**Do this:** Write out every line of the material as it stands, apart from the pictures.

**Provided material:**
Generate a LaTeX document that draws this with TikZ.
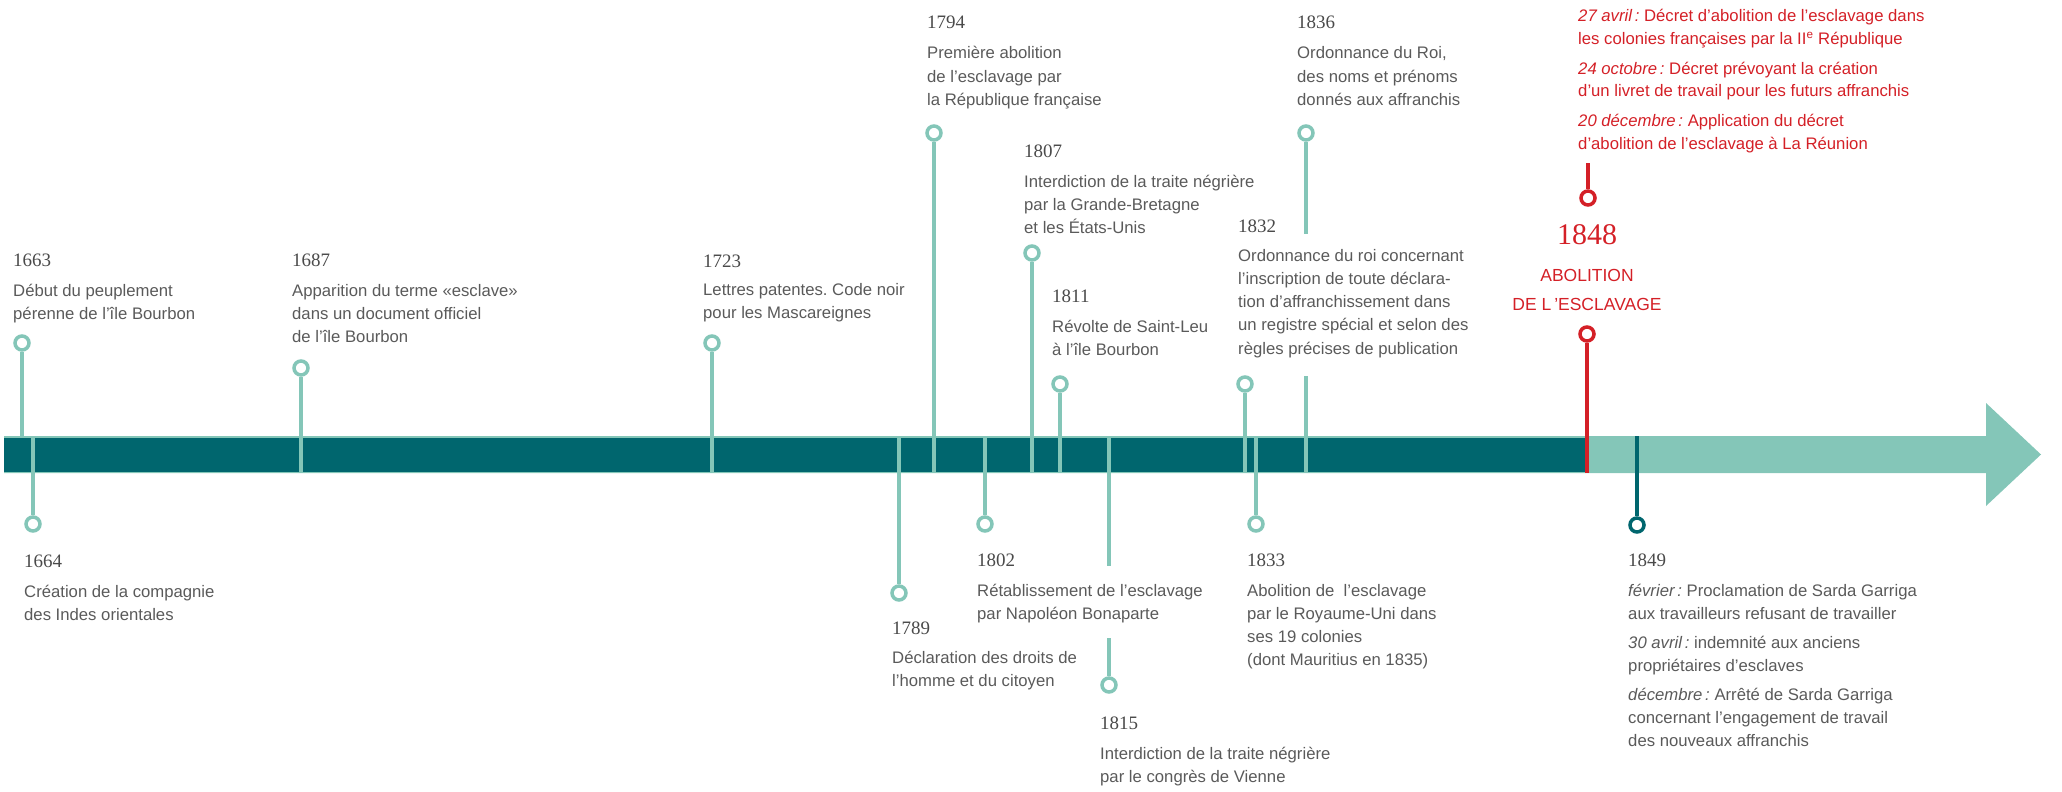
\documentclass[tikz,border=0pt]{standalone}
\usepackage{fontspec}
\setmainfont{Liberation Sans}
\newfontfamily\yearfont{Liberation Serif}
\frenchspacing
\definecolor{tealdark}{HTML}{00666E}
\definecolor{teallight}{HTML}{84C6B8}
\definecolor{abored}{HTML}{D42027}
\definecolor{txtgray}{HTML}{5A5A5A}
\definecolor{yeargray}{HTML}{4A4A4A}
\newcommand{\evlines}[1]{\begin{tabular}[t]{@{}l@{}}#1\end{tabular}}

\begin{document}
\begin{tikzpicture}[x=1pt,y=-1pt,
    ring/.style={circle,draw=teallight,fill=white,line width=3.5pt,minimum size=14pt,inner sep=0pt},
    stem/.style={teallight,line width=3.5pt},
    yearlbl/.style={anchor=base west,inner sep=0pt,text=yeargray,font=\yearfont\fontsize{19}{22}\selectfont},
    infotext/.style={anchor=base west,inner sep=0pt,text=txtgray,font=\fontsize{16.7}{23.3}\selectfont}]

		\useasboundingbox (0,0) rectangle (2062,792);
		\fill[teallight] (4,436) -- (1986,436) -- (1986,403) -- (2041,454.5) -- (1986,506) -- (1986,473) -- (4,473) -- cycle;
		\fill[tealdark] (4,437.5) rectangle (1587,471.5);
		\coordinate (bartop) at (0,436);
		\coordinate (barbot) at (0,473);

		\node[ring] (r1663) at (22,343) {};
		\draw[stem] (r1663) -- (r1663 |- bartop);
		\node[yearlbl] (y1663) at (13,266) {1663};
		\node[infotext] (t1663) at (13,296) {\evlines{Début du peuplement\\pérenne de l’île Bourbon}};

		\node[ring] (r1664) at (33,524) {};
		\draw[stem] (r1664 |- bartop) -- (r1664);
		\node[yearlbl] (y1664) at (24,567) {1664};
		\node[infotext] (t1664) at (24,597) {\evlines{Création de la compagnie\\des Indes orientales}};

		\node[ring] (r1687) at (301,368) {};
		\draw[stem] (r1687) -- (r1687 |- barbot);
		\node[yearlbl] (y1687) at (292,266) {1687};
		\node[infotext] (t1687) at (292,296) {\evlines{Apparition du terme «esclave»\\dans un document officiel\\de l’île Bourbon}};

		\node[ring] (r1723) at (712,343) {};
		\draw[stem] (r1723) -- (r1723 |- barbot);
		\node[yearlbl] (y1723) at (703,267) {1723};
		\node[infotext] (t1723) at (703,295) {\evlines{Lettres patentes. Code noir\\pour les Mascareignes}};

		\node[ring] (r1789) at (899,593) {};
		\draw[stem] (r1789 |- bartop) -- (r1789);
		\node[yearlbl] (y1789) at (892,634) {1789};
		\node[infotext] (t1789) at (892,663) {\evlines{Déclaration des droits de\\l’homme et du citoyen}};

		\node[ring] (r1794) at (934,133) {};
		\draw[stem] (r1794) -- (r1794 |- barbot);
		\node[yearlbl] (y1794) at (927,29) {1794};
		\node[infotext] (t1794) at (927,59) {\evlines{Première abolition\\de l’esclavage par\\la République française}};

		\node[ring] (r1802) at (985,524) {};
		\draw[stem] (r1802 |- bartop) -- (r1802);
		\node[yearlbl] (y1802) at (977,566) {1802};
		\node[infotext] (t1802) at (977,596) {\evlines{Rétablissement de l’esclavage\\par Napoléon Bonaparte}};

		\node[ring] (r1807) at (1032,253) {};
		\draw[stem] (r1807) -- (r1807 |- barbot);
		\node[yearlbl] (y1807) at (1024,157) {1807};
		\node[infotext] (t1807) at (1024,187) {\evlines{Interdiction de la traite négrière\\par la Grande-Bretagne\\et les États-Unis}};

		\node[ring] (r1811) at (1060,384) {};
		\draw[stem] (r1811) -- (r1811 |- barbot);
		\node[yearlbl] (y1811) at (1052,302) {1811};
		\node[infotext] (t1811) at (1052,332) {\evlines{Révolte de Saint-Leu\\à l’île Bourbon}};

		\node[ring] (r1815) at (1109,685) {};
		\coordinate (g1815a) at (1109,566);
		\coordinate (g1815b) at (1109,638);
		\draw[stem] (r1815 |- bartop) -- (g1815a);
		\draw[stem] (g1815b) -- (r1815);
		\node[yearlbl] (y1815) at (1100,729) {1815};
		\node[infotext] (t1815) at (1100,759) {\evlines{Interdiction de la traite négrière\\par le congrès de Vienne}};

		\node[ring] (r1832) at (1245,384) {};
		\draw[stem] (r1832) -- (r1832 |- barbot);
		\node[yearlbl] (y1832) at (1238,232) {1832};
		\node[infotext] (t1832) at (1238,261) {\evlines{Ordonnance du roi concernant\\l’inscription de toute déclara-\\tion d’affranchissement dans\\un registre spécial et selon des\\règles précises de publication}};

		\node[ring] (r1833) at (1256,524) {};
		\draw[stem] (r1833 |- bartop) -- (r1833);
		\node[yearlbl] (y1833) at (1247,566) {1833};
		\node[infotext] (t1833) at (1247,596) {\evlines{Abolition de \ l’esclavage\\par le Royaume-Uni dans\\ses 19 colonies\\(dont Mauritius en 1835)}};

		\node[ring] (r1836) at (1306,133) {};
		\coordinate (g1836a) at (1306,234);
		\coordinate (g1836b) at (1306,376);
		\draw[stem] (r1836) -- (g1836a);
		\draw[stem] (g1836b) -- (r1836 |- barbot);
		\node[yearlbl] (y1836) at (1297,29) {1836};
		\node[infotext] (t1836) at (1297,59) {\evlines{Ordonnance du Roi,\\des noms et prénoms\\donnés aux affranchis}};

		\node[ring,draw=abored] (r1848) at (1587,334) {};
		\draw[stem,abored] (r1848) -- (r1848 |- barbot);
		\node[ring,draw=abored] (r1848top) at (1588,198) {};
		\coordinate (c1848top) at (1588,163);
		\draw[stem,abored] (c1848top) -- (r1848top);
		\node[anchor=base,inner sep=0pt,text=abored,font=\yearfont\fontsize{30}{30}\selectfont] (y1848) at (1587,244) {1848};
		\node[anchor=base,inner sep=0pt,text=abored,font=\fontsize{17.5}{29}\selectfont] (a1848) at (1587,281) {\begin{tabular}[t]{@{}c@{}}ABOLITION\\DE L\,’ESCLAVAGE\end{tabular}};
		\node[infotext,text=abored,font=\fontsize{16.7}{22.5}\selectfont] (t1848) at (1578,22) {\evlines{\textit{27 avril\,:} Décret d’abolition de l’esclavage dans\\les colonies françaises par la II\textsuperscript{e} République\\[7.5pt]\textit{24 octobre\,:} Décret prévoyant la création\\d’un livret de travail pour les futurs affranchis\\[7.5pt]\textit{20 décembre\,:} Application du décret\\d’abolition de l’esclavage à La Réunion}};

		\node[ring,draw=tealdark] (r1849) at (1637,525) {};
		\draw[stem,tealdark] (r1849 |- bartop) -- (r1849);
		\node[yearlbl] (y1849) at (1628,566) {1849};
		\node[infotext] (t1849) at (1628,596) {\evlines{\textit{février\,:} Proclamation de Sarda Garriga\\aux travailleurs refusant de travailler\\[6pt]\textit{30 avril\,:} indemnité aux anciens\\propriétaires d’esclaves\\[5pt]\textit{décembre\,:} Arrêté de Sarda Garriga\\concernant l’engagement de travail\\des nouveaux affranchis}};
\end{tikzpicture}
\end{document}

**Answer to this exercise:**
Generate a LaTeX document that draws this with TikZ.
\documentclass[tikz,border=0pt]{standalone}
\usepackage{fontspec}
\setmainfont{Liberation Sans}
\newfontfamily\yearfont{Liberation Serif}
\frenchspacing
\definecolor{tealdark}{HTML}{00666E}
\definecolor{teallight}{HTML}{84C6B8}
\definecolor{abored}{HTML}{D42027}
\definecolor{txtgray}{HTML}{5A5A5A}
\definecolor{yeargray}{HTML}{4A4A4A}
\newcommand{\evlines}[1]{\begin{tabular}[t]{@{}l@{}}#1\end{tabular}}

\begin{document}
\begin{tikzpicture}[x=1pt,y=-1pt,
    ring/.style={circle,draw=teallight,fill=white,line width=3.5pt,minimum size=14pt,inner sep=0pt},
    stem/.style={teallight,line width=3.5pt},
    yearlbl/.style={anchor=base west,inner sep=0pt,text=yeargray,font=\yearfont\fontsize{19}{22}\selectfont},
    infotext/.style={anchor=base west,inner sep=0pt,text=txtgray,font=\fontsize{16.7}{23.3}\selectfont}]

		\useasboundingbox (0,0) rectangle (2062,792);
		\fill[teallight] (4,436) -- (1986,436) -- (1986,403) -- (2041,454.5) -- (1986,506) -- (1986,473) -- (4,473) -- cycle;
		\fill[tealdark] (4,437.5) rectangle (1587,471.5);
		\coordinate (bartop) at (0,436);
		\coordinate (barbot) at (0,473);

		\node[ring] (r1663) at (22,343) {};
		\draw[stem] (r1663) -- (r1663 |- bartop);
		\node[yearlbl] (y1663) at (13,266) {1663};
		\node[infotext] (t1663) at (13,296) {\evlines{Début du peuplement\\pérenne de l’île Bourbon}};

		\node[ring] (r1664) at (33,524) {};
		\draw[stem] (r1664 |- bartop) -- (r1664);
		\node[yearlbl] (y1664) at (24,567) {1664};
		\node[infotext] (t1664) at (24,597) {\evlines{Création de la compagnie\\des Indes orientales}};

		\node[ring] (r1687) at (301,368) {};
		\draw[stem] (r1687) -- (r1687 |- barbot);
		\node[yearlbl] (y1687) at (292,266) {1687};
		\node[infotext] (t1687) at (292,296) {\evlines{Apparition du terme «esclave»\\dans un document officiel\\de l’île Bourbon}};

		\node[ring] (r1723) at (712,343) {};
		\draw[stem] (r1723) -- (r1723 |- barbot);
		\node[yearlbl] (y1723) at (703,267) {1723};
		\node[infotext] (t1723) at (703,295) {\evlines{Lettres patentes. Code noir\\pour les Mascareignes}};

		\node[ring] (r1789) at (899,593) {};
		\draw[stem] (r1789 |- bartop) -- (r1789);
		\node[yearlbl] (y1789) at (892,634) {1789};
		\node[infotext] (t1789) at (892,663) {\evlines{Déclaration des droits de\\l’homme et du citoyen}};

		\node[ring] (r1794) at (934,133) {};
		\draw[stem] (r1794) -- (r1794 |- barbot);
		\node[yearlbl] (y1794) at (927,29) {1794};
		\node[infotext] (t1794) at (927,59) {\evlines{Première abolition\\de l’esclavage par\\la République française}};

		\node[ring] (r1802) at (985,524) {};
		\draw[stem] (r1802 |- bartop) -- (r1802);
		\node[yearlbl] (y1802) at (977,566) {1802};
		\node[infotext] (t1802) at (977,596) {\evlines{Rétablissement de l’esclavage\\par Napoléon Bonaparte}};

		\node[ring] (r1807) at (1032,253) {};
		\draw[stem] (r1807) -- (r1807 |- barbot);
		\node[yearlbl] (y1807) at (1024,157) {1807};
		\node[infotext] (t1807) at (1024,187) {\evlines{Interdiction de la traite négrière\\par la Grande-Bretagne\\et les États-Unis}};

		\node[ring] (r1811) at (1060,384) {};
		\draw[stem] (r1811) -- (r1811 |- barbot);
		\node[yearlbl] (y1811) at (1052,302) {1811};
		\node[infotext] (t1811) at (1052,332) {\evlines{Révolte de Saint-Leu\\à l’île Bourbon}};

		\node[ring] (r1815) at (1109,685) {};
		\coordinate (g1815a) at (1109,566);
		\coordinate (g1815b) at (1109,638);
		\draw[stem] (r1815 |- bartop) -- (g1815a);
		\draw[stem] (g1815b) -- (r1815);
		\node[yearlbl] (y1815) at (1100,729) {1815};
		\node[infotext] (t1815) at (1100,759) {\evlines{Interdiction de la traite négrière\\par le congrès de Vienne}};

		\node[ring] (r1832) at (1245,384) {};
		\draw[stem] (r1832) -- (r1832 |- barbot);
		\node[yearlbl] (y1832) at (1238,232) {1832};
		\node[infotext] (t1832) at (1238,261) {\evlines{Ordonnance du roi concernant\\l’inscription de toute déclara-\\tion d’affranchissement dans\\un registre spécial et selon des\\règles précises de publication}};

		\node[ring] (r1833) at (1256,524) {};
		\draw[stem] (r1833 |- bartop) -- (r1833);
		\node[yearlbl] (y1833) at (1247,566) {1833};
		\node[infotext] (t1833) at (1247,596) {\evlines{Abolition de \ l’esclavage\\par le Royaume-Uni dans\\ses 19 colonies\\(dont Mauritius en 1835)}};

		\node[ring] (r1836) at (1306,133) {};
		\coordinate (g1836a) at (1306,234);
		\coordinate (g1836b) at (1306,376);
		\draw[stem] (r1836) -- (g1836a);
		\draw[stem] (g1836b) -- (r1836 |- barbot);
		\node[yearlbl] (y1836) at (1297,29) {1836};
		\node[infotext] (t1836) at (1297,59) {\evlines{Ordonnance du Roi,\\des noms et prénoms\\donnés aux affranchis}};

		\node[ring,draw=abored] (r1848) at (1587,334) {};
		\draw[stem,abored] (r1848) -- (r1848 |- barbot);
		\node[ring,draw=abored] (r1848top) at (1588,198) {};
		\coordinate (c1848top) at (1588,163);
		\draw[stem,abored] (c1848top) -- (r1848top);
		\node[anchor=base,inner sep=0pt,text=abored,font=\yearfont\fontsize{30}{30}\selectfont] (y1848) at (1587,244) {1848};
		\node[anchor=base,inner sep=0pt,text=abored,font=\fontsize{17.5}{29}\selectfont] (a1848) at (1587,281) {\begin{tabular}[t]{@{}c@{}}ABOLITION\\DE L\,’ESCLAVAGE\end{tabular}};
		\node[infotext,text=abored,font=\fontsize{16.7}{22.5}\selectfont] (t1848) at (1578,22) {\evlines{\textit{27 avril\,:} Décret d’abolition de l’esclavage dans\\les colonies françaises par la II\textsuperscript{e} République\\[7.5pt]\textit{24 octobre\,:} Décret prévoyant la création\\d’un livret de travail pour les futurs affranchis\\[7.5pt]\textit{20 décembre\,:} Application du décret\\d’abolition de l’esclavage à La Réunion}};

		\node[ring,draw=tealdark] (r1849) at (1637,525) {};
		\draw[stem,tealdark] (r1849 |- bartop) -- (r1849);
		\node[yearlbl] (y1849) at (1628,566) {1849};
		\node[infotext] (t1849) at (1628,596) {\evlines{\textit{février\,:} Proclamation de Sarda Garriga\\aux travailleurs refusant de travailler\\[6pt]\textit{30 avril\,:} indemnité aux anciens\\propriétaires d’esclaves\\[5pt]\textit{décembre\,:} Arrêté de Sarda Garriga\\concernant l’engagement de travail\\des nouveaux affranchis}};
\end{tikzpicture}
\end{document}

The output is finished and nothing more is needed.